To the surprise of most founders, a significant number of sellers and buyers are from tier II and tier III towns, which is why many of them are planning to expand operations to cities like Ahmedabad, Ludhiana and Chandigarh.
The entrepreneurs, however, agree that the current user base is inclined towards sellers. “There is more supply than demand at present but that will change over time,” says Singh. Some sellers are creating a whole range of products online and waiting for buyers.
Shubha V, 24, an IT professional in Bengaluru, for instance, has created a closet of 44 clothes on Elanic, and sold eight. She saw an ad on Facebook, downloaded the app and posted a photograph of a top she wanted to get rid of. Within 24 hours, it was approved by Elanic’s fashion expert and her potential customers responded with questions. Shubha has since sold several other pieces of clothing at a 30-40% discount on the MRP.
Though she’s made money off clothes sitting unused in her closet, Shubha says she’s not likely to buy pre-owned clothes. “So many e-commerce platforms are selling branded clothes at discounts, so I don’t see why I should buy pre-owned products.

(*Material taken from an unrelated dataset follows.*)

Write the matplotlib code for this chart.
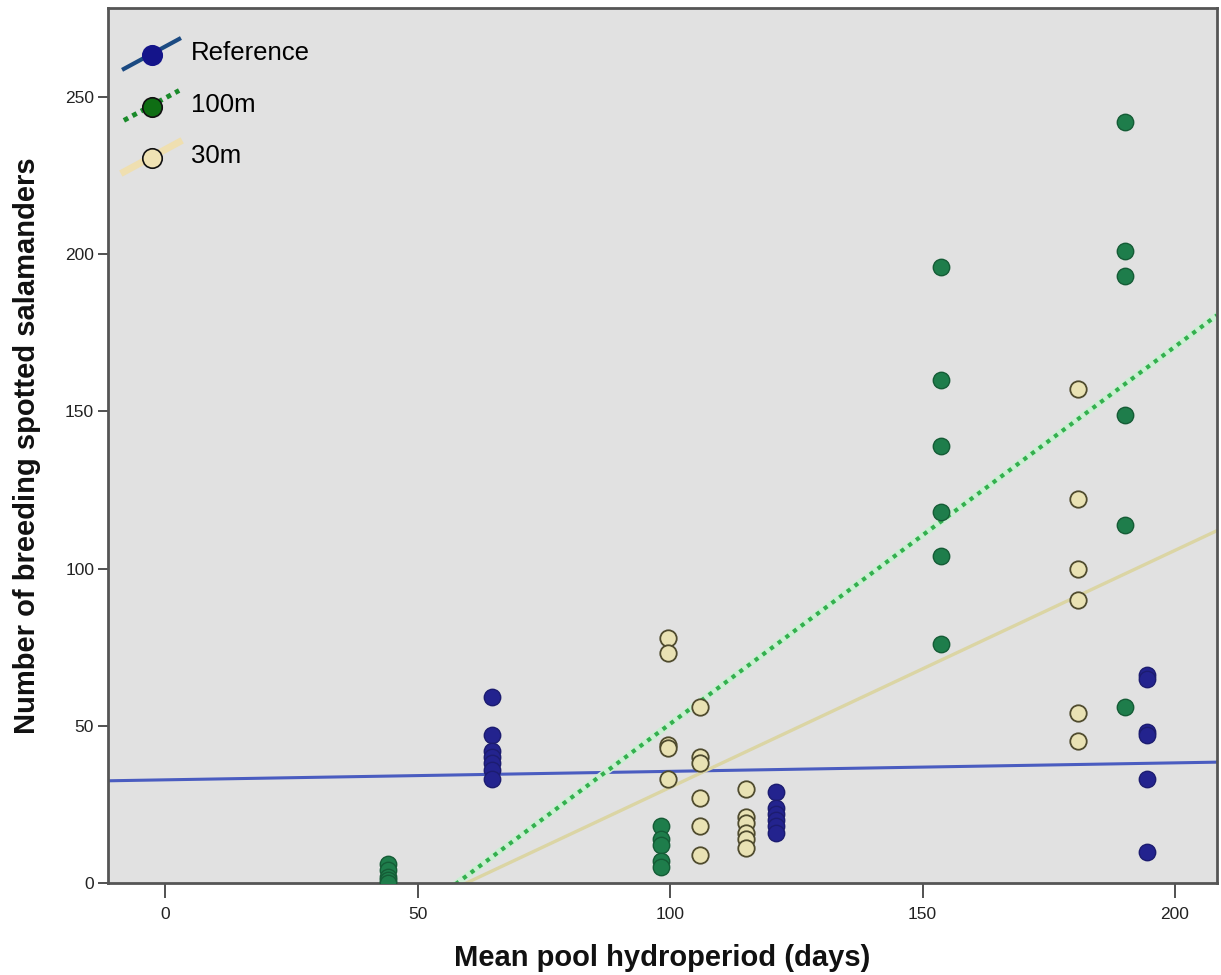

I guess some people don’t have apprehensions about buying used clothes but I do.”
Most startups in the space say this attitude will change. “The aim at present is to build the market and make consumers aware of it. Transactions will pick up as a normal consequence,” said Bhargav Errangi, founder of reseller site Spoyl, which is considering adding renting options on its platform.
Alok Mittal, an investor in Envoged, says younger people have no inhibitions about pre-owned products. “A 20-something can’t afford a Gucci on her own salary,” he explains. “Once they have a good experience and as the inventory on these sites improves, buyers will return. It is a natural process of evolution.”
Abhishek Goyal, founder of Tracxn and an angel investor in Elanic, says the market has potential to scale. “It could be even 10% of the overall retail market,” he says. Both Goyal and Mittal say the companies need to generate users’ trust by ensuring quality, especially since the model is in the nascent stage and is unproven.